## DIRECTIVE
From the listing below, extract every line in which the word "this" appears.

## GIVEN INFORMATION
* * *

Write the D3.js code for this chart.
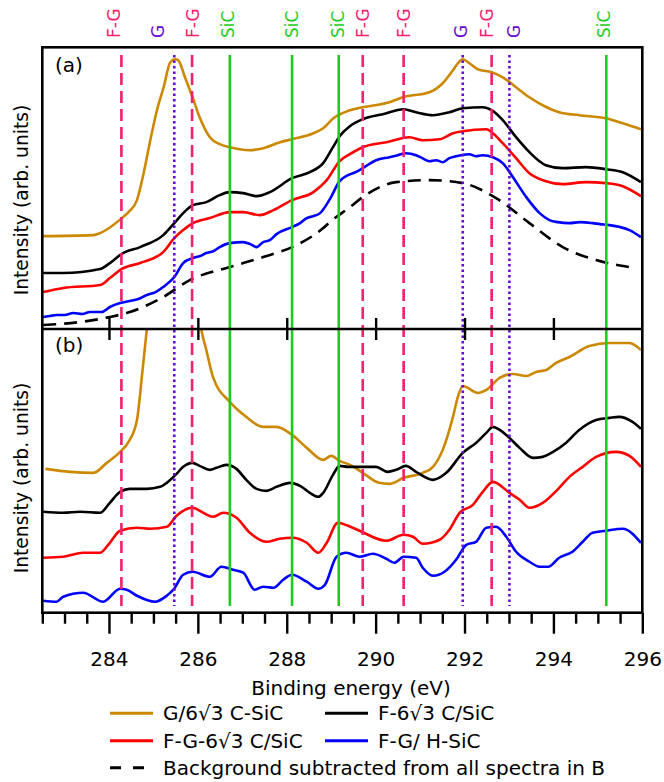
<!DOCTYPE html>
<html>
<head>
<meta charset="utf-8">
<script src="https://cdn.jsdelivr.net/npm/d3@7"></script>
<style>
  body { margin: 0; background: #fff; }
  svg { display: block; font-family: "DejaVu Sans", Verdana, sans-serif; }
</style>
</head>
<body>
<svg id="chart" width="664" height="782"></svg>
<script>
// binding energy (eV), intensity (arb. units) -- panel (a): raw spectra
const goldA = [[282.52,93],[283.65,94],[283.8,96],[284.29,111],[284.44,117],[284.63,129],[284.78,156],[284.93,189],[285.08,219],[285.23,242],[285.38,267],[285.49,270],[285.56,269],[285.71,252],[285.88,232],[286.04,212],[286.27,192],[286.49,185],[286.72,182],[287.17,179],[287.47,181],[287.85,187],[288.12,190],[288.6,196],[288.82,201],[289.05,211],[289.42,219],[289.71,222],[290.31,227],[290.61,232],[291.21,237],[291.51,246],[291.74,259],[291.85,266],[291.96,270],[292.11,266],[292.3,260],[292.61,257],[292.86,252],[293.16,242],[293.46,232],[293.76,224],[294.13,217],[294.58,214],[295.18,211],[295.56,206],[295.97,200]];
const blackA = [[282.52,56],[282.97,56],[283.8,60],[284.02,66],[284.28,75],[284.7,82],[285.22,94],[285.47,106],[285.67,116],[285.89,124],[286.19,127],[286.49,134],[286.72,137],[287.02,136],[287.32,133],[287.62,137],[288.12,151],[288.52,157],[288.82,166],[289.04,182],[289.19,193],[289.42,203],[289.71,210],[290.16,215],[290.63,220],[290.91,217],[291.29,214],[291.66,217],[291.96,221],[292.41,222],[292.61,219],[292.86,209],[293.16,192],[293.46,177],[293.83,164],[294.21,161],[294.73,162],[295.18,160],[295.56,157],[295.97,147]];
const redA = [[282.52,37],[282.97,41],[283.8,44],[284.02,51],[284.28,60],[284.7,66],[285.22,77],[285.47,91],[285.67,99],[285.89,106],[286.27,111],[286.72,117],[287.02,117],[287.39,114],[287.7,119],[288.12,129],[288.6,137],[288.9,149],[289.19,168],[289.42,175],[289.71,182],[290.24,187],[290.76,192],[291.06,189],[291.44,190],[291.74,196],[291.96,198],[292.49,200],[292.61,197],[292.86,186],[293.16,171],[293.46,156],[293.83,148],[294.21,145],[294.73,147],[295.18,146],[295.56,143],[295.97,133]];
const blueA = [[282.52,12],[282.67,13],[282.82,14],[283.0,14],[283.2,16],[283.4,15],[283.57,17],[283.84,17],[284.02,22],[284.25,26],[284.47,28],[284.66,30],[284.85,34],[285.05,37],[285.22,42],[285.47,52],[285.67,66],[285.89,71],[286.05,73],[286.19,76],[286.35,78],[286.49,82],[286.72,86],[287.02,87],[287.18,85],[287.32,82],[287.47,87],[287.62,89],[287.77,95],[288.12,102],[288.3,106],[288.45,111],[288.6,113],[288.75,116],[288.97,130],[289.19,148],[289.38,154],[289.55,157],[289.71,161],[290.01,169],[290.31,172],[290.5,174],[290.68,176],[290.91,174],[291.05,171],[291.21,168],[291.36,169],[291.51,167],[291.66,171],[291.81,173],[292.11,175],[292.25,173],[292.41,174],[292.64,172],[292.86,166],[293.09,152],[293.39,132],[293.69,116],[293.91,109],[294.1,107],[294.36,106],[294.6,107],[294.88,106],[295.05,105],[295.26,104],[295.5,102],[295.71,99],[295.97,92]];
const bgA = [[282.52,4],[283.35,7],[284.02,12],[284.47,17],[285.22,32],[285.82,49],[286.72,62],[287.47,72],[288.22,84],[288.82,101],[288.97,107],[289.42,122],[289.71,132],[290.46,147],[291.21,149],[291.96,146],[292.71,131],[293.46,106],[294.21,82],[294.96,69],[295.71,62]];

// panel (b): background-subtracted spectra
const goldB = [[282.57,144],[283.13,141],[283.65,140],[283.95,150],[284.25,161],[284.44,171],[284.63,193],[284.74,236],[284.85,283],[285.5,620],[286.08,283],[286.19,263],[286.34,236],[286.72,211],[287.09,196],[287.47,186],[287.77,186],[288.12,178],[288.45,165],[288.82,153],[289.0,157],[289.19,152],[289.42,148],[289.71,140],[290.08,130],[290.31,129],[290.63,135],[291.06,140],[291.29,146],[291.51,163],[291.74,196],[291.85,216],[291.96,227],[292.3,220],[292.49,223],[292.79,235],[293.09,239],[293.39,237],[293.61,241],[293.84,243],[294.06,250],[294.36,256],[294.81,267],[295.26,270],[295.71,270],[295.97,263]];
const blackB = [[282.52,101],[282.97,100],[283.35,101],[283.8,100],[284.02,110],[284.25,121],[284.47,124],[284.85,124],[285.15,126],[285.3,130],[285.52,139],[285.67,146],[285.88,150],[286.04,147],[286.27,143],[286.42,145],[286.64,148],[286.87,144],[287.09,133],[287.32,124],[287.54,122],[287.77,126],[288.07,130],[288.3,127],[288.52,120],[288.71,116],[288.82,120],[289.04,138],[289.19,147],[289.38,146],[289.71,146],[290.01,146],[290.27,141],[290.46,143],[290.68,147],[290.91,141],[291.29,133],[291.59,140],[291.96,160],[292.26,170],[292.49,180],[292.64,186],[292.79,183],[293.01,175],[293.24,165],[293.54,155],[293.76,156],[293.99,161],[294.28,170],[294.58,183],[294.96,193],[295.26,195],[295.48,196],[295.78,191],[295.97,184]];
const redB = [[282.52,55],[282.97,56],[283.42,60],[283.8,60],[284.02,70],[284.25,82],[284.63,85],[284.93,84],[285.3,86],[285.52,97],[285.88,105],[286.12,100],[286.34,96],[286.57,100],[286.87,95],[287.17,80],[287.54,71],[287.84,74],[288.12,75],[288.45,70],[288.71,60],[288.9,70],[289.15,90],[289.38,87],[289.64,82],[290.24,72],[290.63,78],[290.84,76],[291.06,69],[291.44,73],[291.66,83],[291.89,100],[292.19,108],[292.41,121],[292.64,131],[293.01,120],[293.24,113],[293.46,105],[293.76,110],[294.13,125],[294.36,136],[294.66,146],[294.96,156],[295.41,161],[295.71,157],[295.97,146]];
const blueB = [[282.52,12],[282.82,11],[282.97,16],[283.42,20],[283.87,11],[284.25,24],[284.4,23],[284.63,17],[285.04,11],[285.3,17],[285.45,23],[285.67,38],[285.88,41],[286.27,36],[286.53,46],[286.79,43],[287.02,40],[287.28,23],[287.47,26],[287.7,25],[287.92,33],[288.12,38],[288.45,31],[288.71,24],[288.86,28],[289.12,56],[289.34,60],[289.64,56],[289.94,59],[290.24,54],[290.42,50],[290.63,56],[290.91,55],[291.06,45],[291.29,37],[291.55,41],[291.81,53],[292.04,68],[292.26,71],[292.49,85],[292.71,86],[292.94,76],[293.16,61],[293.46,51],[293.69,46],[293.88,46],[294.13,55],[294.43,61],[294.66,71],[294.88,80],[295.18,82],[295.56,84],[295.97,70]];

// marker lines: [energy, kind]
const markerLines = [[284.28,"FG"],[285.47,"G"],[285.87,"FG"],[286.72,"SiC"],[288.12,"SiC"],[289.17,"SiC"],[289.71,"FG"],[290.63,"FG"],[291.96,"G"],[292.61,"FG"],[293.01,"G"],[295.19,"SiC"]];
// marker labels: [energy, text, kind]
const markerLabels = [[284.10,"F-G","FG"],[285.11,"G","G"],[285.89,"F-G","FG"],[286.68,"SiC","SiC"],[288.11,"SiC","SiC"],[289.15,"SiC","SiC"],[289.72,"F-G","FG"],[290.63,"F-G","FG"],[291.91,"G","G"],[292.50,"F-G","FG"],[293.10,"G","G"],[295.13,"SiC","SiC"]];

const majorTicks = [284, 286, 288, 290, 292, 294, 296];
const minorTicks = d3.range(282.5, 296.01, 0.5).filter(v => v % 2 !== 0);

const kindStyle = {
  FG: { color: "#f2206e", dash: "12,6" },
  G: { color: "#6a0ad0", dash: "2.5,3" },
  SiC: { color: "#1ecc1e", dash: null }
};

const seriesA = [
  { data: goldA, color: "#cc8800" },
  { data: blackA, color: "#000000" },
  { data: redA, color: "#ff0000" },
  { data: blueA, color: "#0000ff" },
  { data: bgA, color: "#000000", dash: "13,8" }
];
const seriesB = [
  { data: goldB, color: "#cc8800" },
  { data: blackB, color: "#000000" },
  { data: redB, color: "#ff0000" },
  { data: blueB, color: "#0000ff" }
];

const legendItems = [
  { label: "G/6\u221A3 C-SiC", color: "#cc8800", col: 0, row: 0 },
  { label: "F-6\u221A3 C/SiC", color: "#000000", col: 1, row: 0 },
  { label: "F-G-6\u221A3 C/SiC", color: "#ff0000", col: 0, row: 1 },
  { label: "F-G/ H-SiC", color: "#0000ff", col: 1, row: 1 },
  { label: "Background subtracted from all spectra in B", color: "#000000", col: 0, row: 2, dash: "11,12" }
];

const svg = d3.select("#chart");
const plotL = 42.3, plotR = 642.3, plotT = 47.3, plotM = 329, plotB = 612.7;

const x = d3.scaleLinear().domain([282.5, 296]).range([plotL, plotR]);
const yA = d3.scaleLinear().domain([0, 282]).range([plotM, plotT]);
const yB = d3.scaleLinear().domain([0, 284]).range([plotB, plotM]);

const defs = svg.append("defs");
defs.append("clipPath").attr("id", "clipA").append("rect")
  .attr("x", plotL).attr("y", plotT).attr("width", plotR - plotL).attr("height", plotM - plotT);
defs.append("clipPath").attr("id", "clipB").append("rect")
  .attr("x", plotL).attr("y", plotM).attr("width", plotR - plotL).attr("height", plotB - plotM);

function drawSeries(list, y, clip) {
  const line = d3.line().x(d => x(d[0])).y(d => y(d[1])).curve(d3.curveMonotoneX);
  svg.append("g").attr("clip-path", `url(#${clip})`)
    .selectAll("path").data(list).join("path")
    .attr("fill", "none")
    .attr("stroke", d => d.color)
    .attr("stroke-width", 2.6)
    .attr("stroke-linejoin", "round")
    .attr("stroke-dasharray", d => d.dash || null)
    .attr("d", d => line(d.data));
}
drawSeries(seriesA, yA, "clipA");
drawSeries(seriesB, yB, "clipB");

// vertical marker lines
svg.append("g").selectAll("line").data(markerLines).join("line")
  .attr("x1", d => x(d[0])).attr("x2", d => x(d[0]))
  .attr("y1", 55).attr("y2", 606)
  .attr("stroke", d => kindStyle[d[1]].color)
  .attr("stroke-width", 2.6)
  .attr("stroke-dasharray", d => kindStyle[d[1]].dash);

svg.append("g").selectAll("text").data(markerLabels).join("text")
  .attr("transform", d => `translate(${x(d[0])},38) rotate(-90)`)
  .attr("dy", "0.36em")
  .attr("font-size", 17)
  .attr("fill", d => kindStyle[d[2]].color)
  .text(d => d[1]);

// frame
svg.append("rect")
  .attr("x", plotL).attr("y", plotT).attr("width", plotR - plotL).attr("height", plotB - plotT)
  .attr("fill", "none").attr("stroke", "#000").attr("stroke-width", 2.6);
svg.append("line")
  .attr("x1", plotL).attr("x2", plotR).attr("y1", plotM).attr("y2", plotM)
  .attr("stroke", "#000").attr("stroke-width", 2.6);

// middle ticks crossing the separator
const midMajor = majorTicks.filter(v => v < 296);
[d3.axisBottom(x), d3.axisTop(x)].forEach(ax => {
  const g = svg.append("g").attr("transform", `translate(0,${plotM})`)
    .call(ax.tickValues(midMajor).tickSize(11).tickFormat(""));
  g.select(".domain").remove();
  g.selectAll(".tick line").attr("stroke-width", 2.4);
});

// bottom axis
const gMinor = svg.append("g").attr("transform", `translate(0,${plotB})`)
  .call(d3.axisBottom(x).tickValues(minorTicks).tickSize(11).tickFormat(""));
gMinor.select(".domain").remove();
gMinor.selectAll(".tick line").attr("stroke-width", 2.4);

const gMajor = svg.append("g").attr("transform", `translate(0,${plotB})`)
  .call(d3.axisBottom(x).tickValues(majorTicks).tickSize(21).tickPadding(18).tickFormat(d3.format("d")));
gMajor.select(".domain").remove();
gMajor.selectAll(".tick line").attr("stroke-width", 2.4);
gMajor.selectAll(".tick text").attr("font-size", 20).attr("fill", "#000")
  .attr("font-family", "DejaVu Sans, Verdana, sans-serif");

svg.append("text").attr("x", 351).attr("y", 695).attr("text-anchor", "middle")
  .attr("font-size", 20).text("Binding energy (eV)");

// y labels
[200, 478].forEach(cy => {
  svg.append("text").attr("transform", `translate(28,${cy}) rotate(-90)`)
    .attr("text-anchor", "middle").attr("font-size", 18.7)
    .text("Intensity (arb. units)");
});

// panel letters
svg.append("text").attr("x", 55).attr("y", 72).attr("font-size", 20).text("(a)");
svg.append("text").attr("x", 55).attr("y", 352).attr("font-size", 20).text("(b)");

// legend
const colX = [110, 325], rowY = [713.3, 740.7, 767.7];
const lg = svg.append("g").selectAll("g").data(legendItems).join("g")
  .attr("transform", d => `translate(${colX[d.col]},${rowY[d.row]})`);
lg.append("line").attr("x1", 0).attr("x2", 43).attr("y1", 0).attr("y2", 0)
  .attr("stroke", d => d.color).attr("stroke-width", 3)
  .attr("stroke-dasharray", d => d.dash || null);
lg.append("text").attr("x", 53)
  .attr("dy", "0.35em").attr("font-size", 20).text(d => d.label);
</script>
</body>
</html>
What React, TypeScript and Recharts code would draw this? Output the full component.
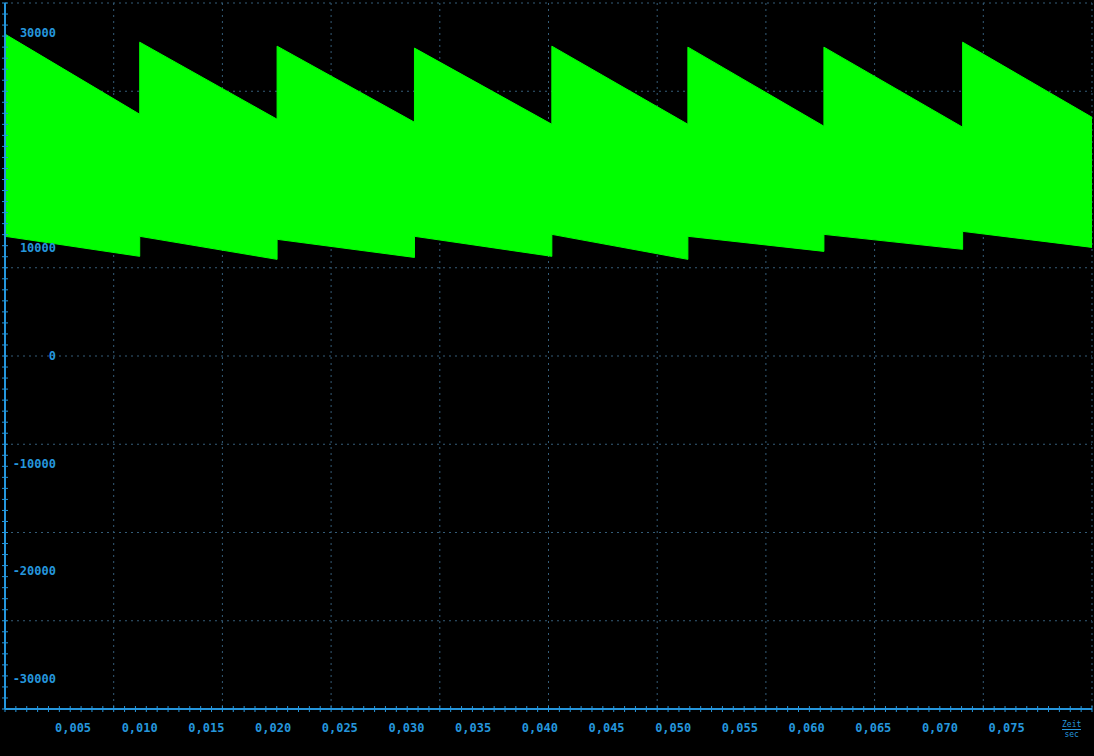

* * *

## SOLUTION BELOW
Write the D3.js code for this chart.
What React, TypeScript and Recharts code would draw this? Output the full component.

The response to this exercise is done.